Local Open Scope mc_scope.

Local Open Scope mc_mult_scope.

Local Open Scope wc_iso_scope.

(** ** Definition of abelianization.

  A "unit" homomorphism [eta : G -> G_ab], with [G_ab] abelian, is considered an abelianization if and only if for all homomorphisms [G -> A], where [A] is abelian, there exists a unique [g : G_ab -> A] such that [h == g o eta X].   We express this in funext-free form by saying that precomposition with [eta] in the wild 1-category [Group] induces an equivalence of hom 0-groupoids, in the sense of WildCat/EquivGpd.

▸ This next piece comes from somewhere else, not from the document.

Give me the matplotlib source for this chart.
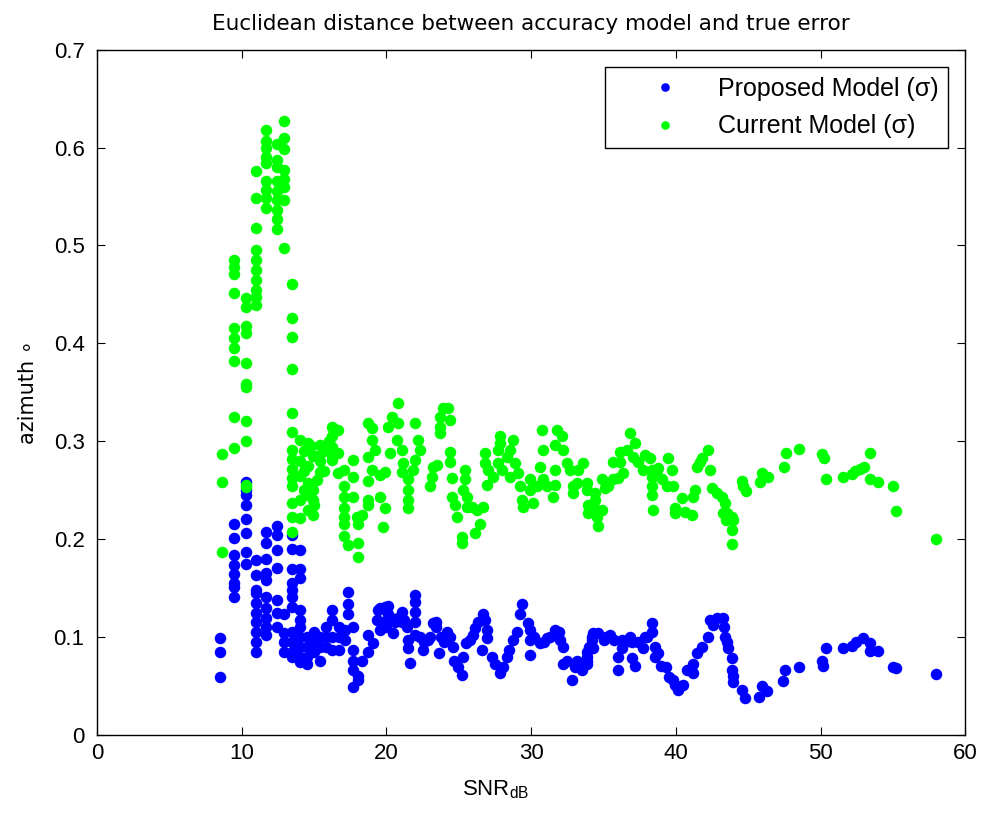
import matplotlib
matplotlib.use("Agg")
import matplotlib.pyplot as plt

plt.rcParams['font.family'] = ['Liberation Sans', 'DejaVu Sans']
plt.rcParams['mathtext.fontset'] = 'custom'
plt.rcParams['mathtext.rm'] = 'Liberation Sans'
plt.rcParams['mathtext.it'] = 'Liberation Sans:italic'

# Proposed model (blue): SNR in dB and error values
snr_proposed = [
    8.5, 8.5, 8.5,
    9.45, 9.45, 9.45, 9.45, 9.45, 9.45, 9.45, 9.45,
    10.3, 10.3, 10.3, 10.3, 10.3, 10.3, 10.3, 10.3,
    11.0, 11.0, 11.0, 11.0, 11.0, 11.0, 11.0, 11.0, 11.0, 11.0,
    11.7, 11.7, 11.7, 11.7, 11.7, 11.7, 11.7, 11.7, 11.7, 11.7,
    12.4, 12.4, 12.4, 12.4, 12.4, 12.4, 12.4,
    12.9, 12.9, 12.9, 12.9,
    13.5, 13.5, 13.5, 13.5, 13.5, 13.5, 13.5, 13.5, 13.5, 13.5, 13.5,
    14.0, 14.0, 14.0, 14.0, 14.0, 14.0, 14.0, 14.0, 14.0, 14.0,
    14.5, 14.5, 14.5, 14.5,
    15.0, 15.0, 15.0,
    15.4, 15.4, 15.4,
    15.8, 15.8, 15.8,
    16.2, 16.2, 16.2, 16.2,
    16.7, 16.7, 16.7,
    17.1, 17.1,
    17.35, 17.35, 17.35,
    17.7, 17.7, 17.7, 17.7, 17.7,
    18.0, 18.0, 18.3, 18.7, 18.7, 19.1, 19.35, 19.4, 19.55, 19.55,
    19.7, 19.9, 20.0, 20.1, 20.1, 20.1, 20.3, 20.45, 20.6, 20.8,
    21.1, 21.1, 21.2, 21.4, 21.5, 21.5, 21.6,
    22.0, 22.0, 22.0, 22.0, 22.0, 22.3, 22.5, 22.6, 22.9, 23.0,
    23.2, 23.4, 23.4, 23.6, 23.8, 24.0, 24.2, 24.4, 24.6, 24.7,
    24.95, 25.2, 25.3, 25.5, 25.8, 26.0, 26.1, 26.3, 26.6, 26.7,
    26.8, 26.95, 26.95, 27.3, 27.5, 27.85, 28.05, 28.3, 28.5, 28.75,
    29.0, 29.2, 29.35, 29.8, 29.9, 29.9, 29.9, 30.2, 30.6, 30.9,
    31.1, 31.3, 31.65, 31.9, 32.0, 32.2, 32.2, 32.5, 32.8, 33.0,
    33.2, 33.5, 33.85, 33.85, 33.85, 33.85, 34.0, 34.2, 34.2, 34.3,
    34.3, 34.6, 35.0, 35.2, 35.45, 35.7, 36.0, 36.0, 36.3, 36.3,
    36.5, 36.8, 36.95, 37.0, 37.2, 37.4, 37.7, 37.9, 38.0, 38.35,
    38.35, 38.55, 38.55, 38.75, 39.0, 39.3, 39.5, 39.8, 39.95, 40.15,
    40.5, 40.75, 41.2, 41.2, 41.45, 41.8, 42.2, 42.35, 42.55, 42.85,
    43.25, 43.35, 43.4, 43.5, 43.6, 43.9, 43.9, 43.95, 43.95, 44.6,
    44.8, 45.75, 45.95, 46.3, 47.4, 47.55, 48.5, 50.1, 50.2, 50.4,
    51.55, 52.2, 52.45, 52.95, 53.4, 53.4, 53.95, 55.0, 55.2, 58.0,
]
err_proposed = [
    0.099, 0.085, 0.059,
    0.216, 0.201, 0.184, 0.174, 0.164, 0.155, 0.151, 0.141,
    0.258, 0.250, 0.245, 0.235, 0.221, 0.206, 0.187, 0.175,
    0.179, 0.163, 0.148, 0.145, 0.135, 0.125, 0.115, 0.105, 0.095, 0.085,
    0.207, 0.196, 0.180, 0.165, 0.158, 0.141, 0.130, 0.120, 0.110, 0.102,
    0.214, 0.204, 0.189, 0.171, 0.138, 0.125, 0.110,
    0.124, 0.104, 0.095, 0.085,
    0.204, 0.190, 0.170, 0.155, 0.148, 0.141, 0.131, 0.105, 0.095, 0.085, 0.080,
    0.189, 0.170, 0.160, 0.128, 0.117, 0.110, 0.100, 0.090, 0.080, 0.075,
    0.100, 0.090, 0.080, 0.073,
    0.105, 0.095, 0.085,
    0.100, 0.090, 0.076,
    0.110, 0.100, 0.090,
    0.128, 0.117, 0.100, 0.087,
    0.110, 0.100, 0.087,
    0.107, 0.097,
    0.146, 0.134, 0.124,
    0.110, 0.087, 0.076, 0.066, 0.049,
    0.060, 0.056, 0.076, 0.102, 0.085, 0.094, 0.117, 0.128, 0.107, 0.130,
    0.115, 0.131, 0.110, 0.124, 0.132, 0.117, 0.120, 0.104, 0.115, 0.120,
    0.126, 0.115, 0.118, 0.110, 0.097, 0.089, 0.074,
    0.143, 0.136, 0.126, 0.115, 0.102, 0.100, 0.087, 0.095, 0.097, 0.100,
    0.114, 0.115, 0.110, 0.084, 0.100, 0.095, 0.105, 0.100, 0.090, 0.076,
    0.069, 0.061, 0.080, 0.094, 0.097, 0.102, 0.109, 0.115, 0.087, 0.124,
    0.117, 0.107, 0.099, 0.080, 0.073, 0.063, 0.069, 0.080, 0.087, 0.097,
    0.105, 0.124, 0.134, 0.114, 0.107, 0.097, 0.082, 0.100, 0.094, 0.095,
    0.099, 0.100, 0.107, 0.105, 0.097, 0.090, 0.073, 0.076, 0.056, 0.070,
    0.076, 0.066, 0.076, 0.085, 0.080, 0.073, 0.090, 0.097, 0.100, 0.104,
    0.089, 0.104, 0.097, 0.100, 0.102, 0.097, 0.080, 0.066, 0.097, 0.089,
    0.095, 0.100, 0.079, 0.095, 0.071, 0.095, 0.089, 0.100, 0.100, 0.114,
    0.105, 0.090, 0.080, 0.084, 0.071, 0.069, 0.059, 0.056, 0.051, 0.046,
    0.051, 0.066, 0.063, 0.073, 0.084, 0.090, 0.100, 0.117, 0.112, 0.120,
    0.120, 0.110, 0.100, 0.095, 0.089, 0.079, 0.066, 0.060, 0.054, 0.046,
    0.038, 0.039, 0.050, 0.045, 0.055, 0.066, 0.069, 0.076, 0.071, 0.089,
    0.089, 0.091, 0.095, 0.099, 0.094, 0.086, 0.086, 0.070, 0.068, 0.062,
]

# Current model (green)
snr_current = [
    8.64, 8.64, 8.64,
    9.45, 9.45, 9.45, 9.45, 9.45, 9.45, 9.45, 9.45, 9.45, 9.45,
    10.3, 10.3, 10.3, 10.3, 10.3, 10.3, 10.3, 10.3, 10.3, 10.3, 10.3,
    11.0, 11.0, 11.0, 11.0, 11.0, 11.0, 11.0, 11.0, 11.0, 11.0,
    11.7, 11.7, 11.7, 11.7, 11.7, 11.7, 11.7, 11.7, 11.7,
    12.4, 12.4, 12.4, 12.4, 12.4, 12.4, 12.4, 12.4, 12.4,
    12.9, 12.9, 12.9, 12.9, 12.9, 12.9, 12.9, 12.9,
    13.5, 13.5, 13.5, 13.5, 13.5, 13.5, 13.5, 13.5, 13.5, 13.5, 13.5, 13.5, 13.5, 13.5,
    14.03, 14.03, 14.03, 14.03, 14.03, 14.3, 14.3, 14.3,
    14.58, 14.58, 14.58, 14.58, 14.6, 14.8,
    14.93, 14.93, 14.93, 14.93, 15.0, 15.2, 15.2,
    15.41, 15.41, 15.41, 15.7, 15.7, 16.0,
    16.22, 16.22, 16.22, 16.22, 16.22, 16.66, 16.66, 16.66,
    17.07, 17.07, 17.07, 17.07, 17.07, 17.07, 17.07, 17.35,
    17.69, 17.69, 17.69, 17.97, 18.04, 18.04, 18.04, 18.31,
    18.73, 18.73, 18.73, 18.73, 18.73, 19.0, 19.0, 19.0, 19.21,
    19.56, 19.56, 19.77, 19.9, 19.9,
    20.11, 20.25, 20.39, 20.73, 20.8, 20.8, 21.08, 21.08, 21.15,
    21.49, 21.49, 21.49, 21.49, 21.84, 21.98, 21.98, 22.18, 22.32,
    23.01, 23.15, 23.22, 23.5, 23.7, 23.7, 23.7, 23.91, 24.26, 24.4,
    24.4, 24.4, 24.53, 24.53, 24.74, 24.88, 25.22, 25.22,
    25.43, 25.43, 25.29, 25.57, 25.57, 25.92, 26.12, 26.26, 26.47, 26.68,
    26.81, 26.81, 27.02, 26.95, 27.37, 27.85, 27.85, 27.71, 27.71, 27.99,
    28.33, 28.54, 28.75, 28.54, 28.89, 29.09, 29.23, 29.37, 29.44,
    29.92, 29.92, 30.13, 30.41, 30.62, 30.75, 30.82, 30.82, 31.1,
    31.51, 31.65, 31.65, 31.65, 31.79, 32.14, 32.2, 32.48, 32.69, 32.9, 32.9,
    33.17, 33.24, 33.59, 33.86, 33.86, 34.42, 34.42, 33.93, 33.93,
    34.55, 34.55, 34.62, 34.9, 34.9, 35.11, 35.31,
    35.66, 35.66, 36.01, 36.14, 36.14, 36.35, 36.63, 36.83, 37.18, 37.04, 37.39,
    37.73, 37.87, 38.22, 38.36, 38.36, 38.36, 38.36, 38.42,
    38.7, 38.77, 39.05, 39.39, 39.46, 39.74, 39.81,
    39.94, 39.94, 40.43, 40.64, 41.12, 41.19, 41.33,
    41.47, 41.67, 41.81, 42.22, 42.36, 42.5,
    42.85, 43.19, 43.26, 43.4, 43.47, 43.54, 43.88, 43.95, 43.88, 43.88,
    44.58, 44.64, 44.85, 45.82, 45.96, 46.37, 47.48, 47.62, 48.51,
    50.1, 50.24, 50.38, 51.56, 52.18, 52.38, 52.73, 53.01,
    53.42, 53.42, 53.97, 55.01, 55.22, 57.98,
]
err_current = [
    0.287, 0.258, 0.187,
    0.485, 0.478, 0.471, 0.451, 0.416, 0.406, 0.395, 0.382, 0.325, 0.293,
    0.446, 0.437, 0.418, 0.411, 0.380, 0.359, 0.355, 0.321, 0.300, 0.255, 0.253,
    0.576, 0.549, 0.518, 0.495, 0.485, 0.475, 0.465, 0.455, 0.447, 0.439,
    0.618, 0.607, 0.600, 0.590, 0.584, 0.566, 0.557, 0.548, 0.538,
    0.604, 0.587, 0.580, 0.566, 0.556, 0.546, 0.536, 0.527, 0.517,
    0.627, 0.610, 0.599, 0.577, 0.568, 0.560, 0.546, 0.497,
    0.461, 0.426, 0.407, 0.374, 0.329, 0.310, 0.291, 0.282, 0.272, 0.263, 0.254, 0.237, 0.223, 0.207,
    0.301, 0.280, 0.265, 0.240, 0.222, 0.290, 0.270, 0.250,
    0.298, 0.275, 0.257, 0.230, 0.245, 0.295,
    0.285, 0.250, 0.240, 0.225, 0.235, 0.285, 0.260,
    0.296, 0.280, 0.269, 0.290, 0.270, 0.300,
    0.315, 0.305, 0.294, 0.284, 0.281, 0.312, 0.288, 0.268,
    0.271, 0.254, 0.243, 0.232, 0.223, 0.216, 0.203, 0.194,
    0.281, 0.264, 0.243, 0.223, 0.216, 0.196, 0.182, 0.225,
    0.319, 0.284, 0.259, 0.240, 0.235, 0.314, 0.301, 0.271, 0.291,
    0.266, 0.243, 0.212, 0.269, 0.232,
    0.315, 0.288, 0.325, 0.301, 0.339, 0.319, 0.291, 0.269, 0.278,
    0.261, 0.250, 0.240, 0.232, 0.271, 0.319, 0.281, 0.301, 0.291,
    0.254, 0.264, 0.274, 0.276, 0.325, 0.315, 0.308, 0.334, 0.334, 0.322,
    0.289, 0.279, 0.263, 0.243, 0.235, 0.223, 0.202, 0.196,
    0.271, 0.261, 0.250, 0.243, 0.233, 0.233, 0.206, 0.230, 0.216, 0.233,
    0.288, 0.278, 0.271, 0.255, 0.264, 0.305, 0.298, 0.291, 0.278, 0.271,
    0.284, 0.291, 0.301, 0.264, 0.278, 0.268, 0.254, 0.240, 0.233,
    0.261, 0.250, 0.237, 0.254, 0.274, 0.312, 0.291, 0.261, 0.254,
    0.243, 0.255, 0.271, 0.296, 0.312, 0.305, 0.291, 0.278, 0.271, 0.254, 0.247,
    0.257, 0.271, 0.278, 0.257, 0.250, 0.247, 0.240, 0.235, 0.227,
    0.230, 0.223, 0.213, 0.230, 0.261, 0.252, 0.254,
    0.261, 0.279, 0.263, 0.289, 0.279, 0.268, 0.291, 0.308, 0.298, 0.284, 0.279,
    0.271, 0.286, 0.283, 0.271, 0.264, 0.254, 0.245, 0.230,
    0.266, 0.273, 0.261, 0.254, 0.283, 0.271, 0.254,
    0.232, 0.227, 0.242, 0.228, 0.225, 0.243, 0.250,
    0.274, 0.279, 0.283, 0.291, 0.271, 0.252,
    0.247, 0.243, 0.227, 0.237, 0.220, 0.227, 0.223, 0.220, 0.209, 0.195,
    0.259, 0.254, 0.249, 0.258, 0.268, 0.264, 0.274, 0.288, 0.292,
    0.287, 0.283, 0.262, 0.264, 0.267, 0.270, 0.272, 0.274,
    0.288, 0.262, 0.258, 0.254, 0.229, 0.200,
]

fig = plt.figure(figsize=(9.91, 8.14), dpi=100)
ax = fig.add_axes([0.098, 0.097, 0.876, 0.842])

ax.plot(snr_proposed, err_proposed, 'o', color='#0000ff', markersize=8.3,
        markeredgewidth=0, label='Proposed Model (σ)')
ax.plot(snr_current, err_current, 'o', color='#00ff00', markersize=8.3,
        markeredgewidth=0, label='Current Model (σ)')

ax.set_xlim(0, 60)
ax.set_ylim(0, 0.7)
ax.set_xticks(range(0, 61, 10))
ax.set_yticks([0, 0.1, 0.2, 0.3, 0.4, 0.5, 0.6, 0.7])
ax.set_yticklabels(['0', '0.1', '0.2', '0.3', '0.4', '0.5', '0.6', '0.7'])
ax.tick_params(direction='in', top=True, right=True, length=6, width=0.8,
               labelsize=16)
ax.tick_params(axis='y', pad=9)
ax.tick_params(axis='x', pad=6)
for s in ax.spines.values():
    s.set_linewidth(1.0)

ax.set_title('Euclidean distance between accuracy model and true error',
             fontsize=15.5, family=['DejaVu Sans'], pad=14)
ax.set_xlabel(r'SNR$_{\mathrm{dB}}$', fontsize=16)
ax.xaxis.set_label_coords(0.459, -0.063)
ax.set_ylabel('azimuth ∘', fontsize=15, family=['DejaVu Sans'])
ax.yaxis.set_label_coords(-0.068, 0.5)

leg = ax.legend(loc='upper right', fontsize=18, markerscale=0.75,
                fancybox=False, edgecolor='black', framealpha=1,
                borderaxespad=0.68, handletextpad=0.1, borderpad=0.4,
                labelspacing=0.55, handlelength=4.0, numpoints=1)
leg.get_frame().set_linewidth(1.0)

fig.savefig('out.png', dpi=100)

  Unfortunately, if [eta : GroupHomomorphism G G_ab] and we write [cat_precomp A eta] then Coq is unable to guess that the relevant 1-category is [Group].  Even writing [cat_precomp (A := Group) A eta] isn't good enough, I guess because the typeclass inference that finds the instance [is01cat_group] doesn't happen until after the type of [eta] would have to be resolved to a [Hom] in some wild category.  However, with the following auxiliary definition we can force the typeclass inference to happen first.  (It would be worth thinking about whether the design of the wild categories library could be improved to avoid this.)  *)

Definition group_precomp {a b} := @cat_precomp Group _ _ a b.

Class IsAbelianization {G : Group} (G_ab : AbGroup)
      (eta : GroupHomomorphism G G_ab)
  := issurjinj_isabel :: forall (A : AbGroup),
      IsSurjInj (group_precomp A eta).

Definition isequiv_group_precomp_isabelianization `{Funext}
  {G : Group} {G_ab : AbGroup} (eta : GroupHomomorphism G G_ab)
  `{!IsAbelianization G_ab eta} (A : AbGroup)
  : IsEquiv (group_precomp A eta).

Proof.

  snapply isequiv_adjointify.

  -

 intros g.

    exact (surjinj_inv (group_precomp A eta) g).

  -

 intros f.

    snapply equiv_path_grouphomomorphism.

    exact (eisretr0gpd_inv (group_precomp A eta) f).

  -

 intros f.

    snapply equiv_path_grouphomomorphism.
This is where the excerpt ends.